In what is being seen as a blow to the powerful PLA, the world’s largest military force, with a strength of approximately 2,285,000 personnel, or 0.18 percent of China’s total population, informed sources have circulated an unprecedented listing of top PLA officers who have been booked for corruption. A recent report in a leading daily of China has said that corruption probes against senior military officials and detention of generals arising from investigations into allegations of corruption is debilitating the fighting capabilities of the PLA. Under the leadership of President Xi Jinping, China’s ruling Communist Party is aggressively seeking to stamp out corruption in all aspects of administration, and especially within the powerful military establishment, to reassert its control. President Xi Jinping is determined to clean up the PLA, say Hong Kong-based informed sources, adding that Xi has witnessed corruption in the PLA at close quarters while vice-chairman of the Central Military Commission under his predecessor Hu Jintao, who was regarded as politically weak and unable to rein in the nation’s then very powerful PLA commanders — Vice-Chairmen Xu Caihou and Guo Boxiong. It is this experience that Xi is bringing to weed out highly placed corrupt elements within the PLA.

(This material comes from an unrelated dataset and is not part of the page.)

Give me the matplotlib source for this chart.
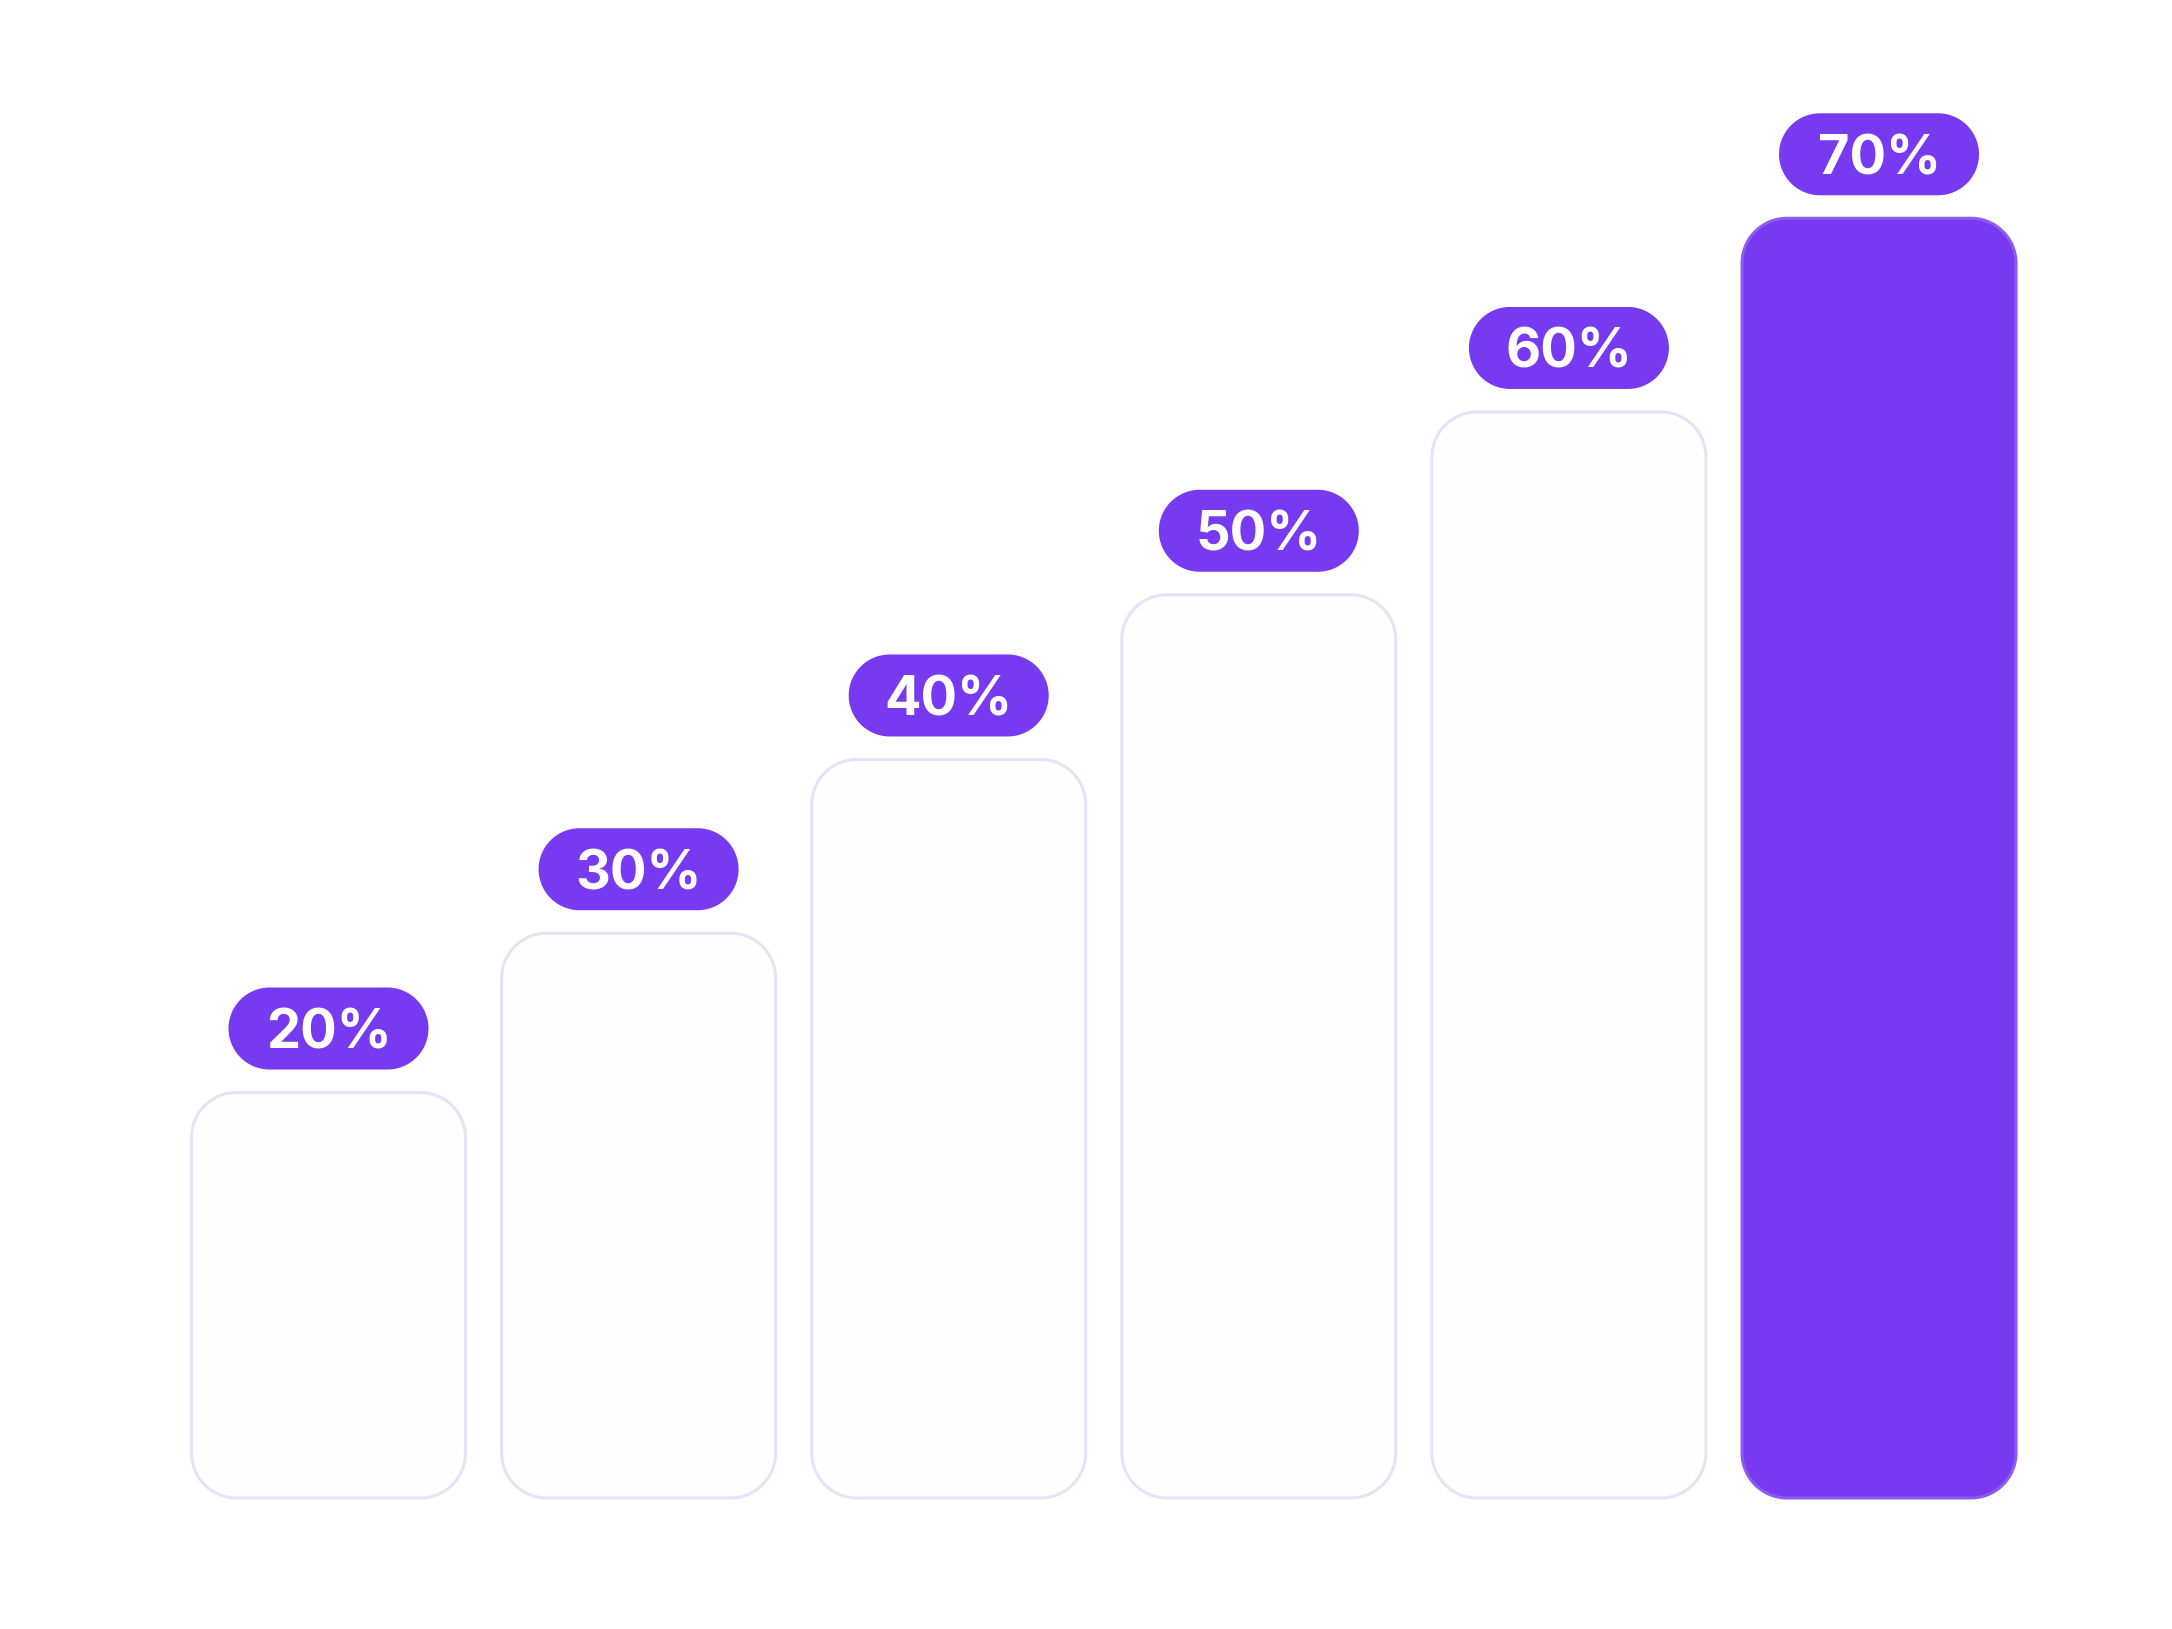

Corruption in China has been of an extreme degree. In 2014, China was ranked no.100 in Transparency International’s Corruption Perceptions Index, on par with Algeria and Suriname, and comparable to Armenia, Colombia, Egypt, Gabon, Liberia, Panama, Bolivia, Mexico, Moldova and Niger.  It was ranked less corrupt than neighbours Myanmar, Vietnam, Laos, North Korea, Russia, Kazakhstan, Kyrgyzstan, Tajikistan, Afghanistan, Pakistan and Nepal, but more corrupt than neighbours like India, Bhutan, Macau, Hong Kong and Mongolia. So alarming is the problem, that the government in Beijing this month sent over 70 officials and their spouses to spend a day in a prison in central Hubei Province “as an educational warning”, as to what could happen if they indulged in corrupt practices. A state-run news agency reported that the trip gave them a chance to meet 15 former government staff serving custodial sentences for corruption. The ruling Communist party has vowed to crack down on endemic corruption, with several former senior figures placed under investigation in recent years. The Central Commission for Discipline Inspection, the Communist Party’s top anti-corruption body, is on record, as saying such prison visits are being organised nation-wide to encourage cadres to “be aware of wrongdoings involving corruption”.